→ **Entries shown**
§

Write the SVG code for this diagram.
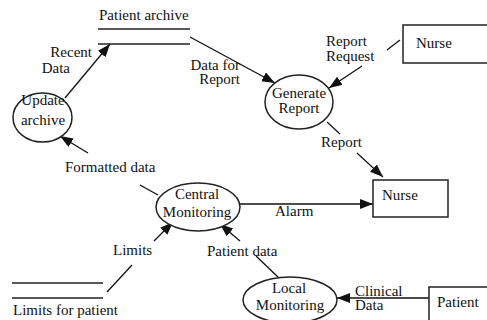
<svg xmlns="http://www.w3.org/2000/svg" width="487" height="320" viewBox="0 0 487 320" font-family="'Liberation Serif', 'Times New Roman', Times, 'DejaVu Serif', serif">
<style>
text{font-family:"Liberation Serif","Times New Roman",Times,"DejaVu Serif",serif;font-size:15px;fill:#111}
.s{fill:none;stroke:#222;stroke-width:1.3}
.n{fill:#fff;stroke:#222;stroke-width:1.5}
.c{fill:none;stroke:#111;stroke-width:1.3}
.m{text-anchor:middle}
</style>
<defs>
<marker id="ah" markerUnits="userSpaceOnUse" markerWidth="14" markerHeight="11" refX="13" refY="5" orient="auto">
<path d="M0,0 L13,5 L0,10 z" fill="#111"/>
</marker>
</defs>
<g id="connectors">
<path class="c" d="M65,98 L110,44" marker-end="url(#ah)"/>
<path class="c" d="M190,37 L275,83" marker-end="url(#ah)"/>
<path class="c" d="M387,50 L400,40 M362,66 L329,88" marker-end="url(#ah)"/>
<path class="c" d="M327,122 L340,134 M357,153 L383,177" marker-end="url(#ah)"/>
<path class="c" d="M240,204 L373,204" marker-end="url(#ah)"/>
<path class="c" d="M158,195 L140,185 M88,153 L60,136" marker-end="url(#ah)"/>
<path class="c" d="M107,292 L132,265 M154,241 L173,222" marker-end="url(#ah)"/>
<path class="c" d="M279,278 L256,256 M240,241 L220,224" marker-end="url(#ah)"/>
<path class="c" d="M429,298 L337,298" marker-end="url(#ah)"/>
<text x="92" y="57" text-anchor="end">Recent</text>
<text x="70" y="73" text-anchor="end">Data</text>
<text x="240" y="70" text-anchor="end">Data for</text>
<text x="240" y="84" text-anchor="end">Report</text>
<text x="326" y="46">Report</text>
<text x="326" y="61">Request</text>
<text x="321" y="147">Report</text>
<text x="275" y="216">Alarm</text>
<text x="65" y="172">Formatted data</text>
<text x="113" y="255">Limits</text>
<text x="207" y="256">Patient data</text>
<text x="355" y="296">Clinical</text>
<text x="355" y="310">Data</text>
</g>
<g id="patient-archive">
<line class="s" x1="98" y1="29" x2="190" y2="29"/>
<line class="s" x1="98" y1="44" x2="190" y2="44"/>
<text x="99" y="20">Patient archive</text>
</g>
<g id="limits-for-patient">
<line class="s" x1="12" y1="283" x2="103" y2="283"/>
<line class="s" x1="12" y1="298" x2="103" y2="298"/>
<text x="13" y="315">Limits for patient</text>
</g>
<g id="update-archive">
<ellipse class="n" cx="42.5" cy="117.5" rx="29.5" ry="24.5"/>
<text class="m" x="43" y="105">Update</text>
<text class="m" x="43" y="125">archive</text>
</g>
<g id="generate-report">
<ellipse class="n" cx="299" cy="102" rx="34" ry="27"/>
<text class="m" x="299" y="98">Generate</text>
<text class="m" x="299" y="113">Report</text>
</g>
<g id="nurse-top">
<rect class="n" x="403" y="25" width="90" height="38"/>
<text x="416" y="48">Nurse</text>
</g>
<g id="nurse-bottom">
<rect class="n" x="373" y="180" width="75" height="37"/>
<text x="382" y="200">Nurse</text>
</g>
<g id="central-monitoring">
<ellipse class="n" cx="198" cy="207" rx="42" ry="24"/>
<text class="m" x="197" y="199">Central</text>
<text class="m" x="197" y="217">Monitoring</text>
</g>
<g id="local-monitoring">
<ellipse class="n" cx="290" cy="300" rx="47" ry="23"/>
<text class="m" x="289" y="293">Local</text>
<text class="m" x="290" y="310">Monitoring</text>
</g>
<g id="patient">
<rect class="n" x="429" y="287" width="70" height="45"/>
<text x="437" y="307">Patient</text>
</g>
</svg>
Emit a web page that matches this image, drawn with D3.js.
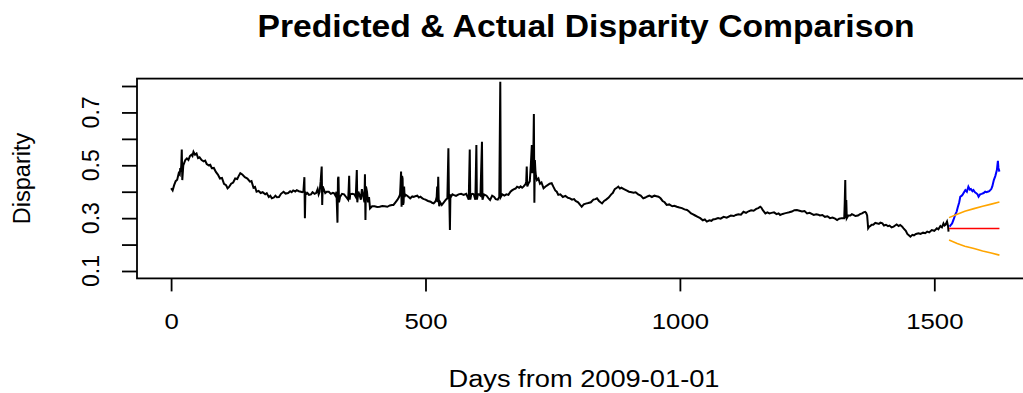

§

→ **The exercise**
Leave every image out, and retype the material exactly.

→ **Result for this task**
Write the SVG code for this diagram.
<svg xmlns="http://www.w3.org/2000/svg" width="487" height="320" viewBox="0 0 487 320" font-family="'Liberation Serif', 'Times New Roman', Times, 'DejaVu Serif', serif">
<style>
text{font-family:"Liberation Serif","Times New Roman",Times,"DejaVu Serif",serif;font-size:15px;fill:#111}
.s{fill:none;stroke:#222;stroke-width:1.3}
.n{fill:#fff;stroke:#222;stroke-width:1.5}
.c{fill:none;stroke:#111;stroke-width:1.3}
.m{text-anchor:middle}
</style>
<defs>
<marker id="ah" markerUnits="userSpaceOnUse" markerWidth="14" markerHeight="11" refX="13" refY="5" orient="auto">
<path d="M0,0 L13,5 L0,10 z" fill="#111"/>
</marker>
</defs>
<g id="connectors">
<path class="c" d="M65,98 L110,44" marker-end="url(#ah)"/>
<path class="c" d="M190,37 L275,83" marker-end="url(#ah)"/>
<path class="c" d="M387,50 L400,40 M362,66 L329,88" marker-end="url(#ah)"/>
<path class="c" d="M327,122 L340,134 M357,153 L383,177" marker-end="url(#ah)"/>
<path class="c" d="M240,204 L373,204" marker-end="url(#ah)"/>
<path class="c" d="M158,195 L140,185 M88,153 L60,136" marker-end="url(#ah)"/>
<path class="c" d="M107,292 L132,265 M154,241 L173,222" marker-end="url(#ah)"/>
<path class="c" d="M279,278 L256,256 M240,241 L220,224" marker-end="url(#ah)"/>
<path class="c" d="M429,298 L337,298" marker-end="url(#ah)"/>
<text x="92" y="57" text-anchor="end">Recent</text>
<text x="70" y="73" text-anchor="end">Data</text>
<text x="240" y="70" text-anchor="end">Data for</text>
<text x="240" y="84" text-anchor="end">Report</text>
<text x="326" y="46">Report</text>
<text x="326" y="61">Request</text>
<text x="321" y="147">Report</text>
<text x="275" y="216">Alarm</text>
<text x="65" y="172">Formatted data</text>
<text x="113" y="255">Limits</text>
<text x="207" y="256">Patient data</text>
<text x="355" y="296">Clinical</text>
<text x="355" y="310">Data</text>
</g>
<g id="patient-archive">
<line class="s" x1="98" y1="29" x2="190" y2="29"/>
<line class="s" x1="98" y1="44" x2="190" y2="44"/>
<text x="99" y="20">Patient archive</text>
</g>
<g id="limits-for-patient">
<line class="s" x1="12" y1="283" x2="103" y2="283"/>
<line class="s" x1="12" y1="298" x2="103" y2="298"/>
<text x="13" y="315">Limits for patient</text>
</g>
<g id="update-archive">
<ellipse class="n" cx="42.5" cy="117.5" rx="29.5" ry="24.5"/>
<text class="m" x="43" y="105">Update</text>
<text class="m" x="43" y="125">archive</text>
</g>
<g id="generate-report">
<ellipse class="n" cx="299" cy="102" rx="34" ry="27"/>
<text class="m" x="299" y="98">Generate</text>
<text class="m" x="299" y="113">Report</text>
</g>
<g id="nurse-top">
<rect class="n" x="403" y="25" width="90" height="38"/>
<text x="416" y="48">Nurse</text>
</g>
<g id="nurse-bottom">
<rect class="n" x="373" y="180" width="75" height="37"/>
<text x="382" y="200">Nurse</text>
</g>
<g id="central-monitoring">
<ellipse class="n" cx="198" cy="207" rx="42" ry="24"/>
<text class="m" x="197" y="199">Central</text>
<text class="m" x="197" y="217">Monitoring</text>
</g>
<g id="local-monitoring">
<ellipse class="n" cx="290" cy="300" rx="47" ry="23"/>
<text class="m" x="289" y="293">Local</text>
<text class="m" x="290" y="310">Monitoring</text>
</g>
<g id="patient">
<rect class="n" x="429" y="287" width="70" height="45"/>
<text x="437" y="307">Patient</text>
</g>
</svg>
Emit a web page that matches this image, drawn with D3.js.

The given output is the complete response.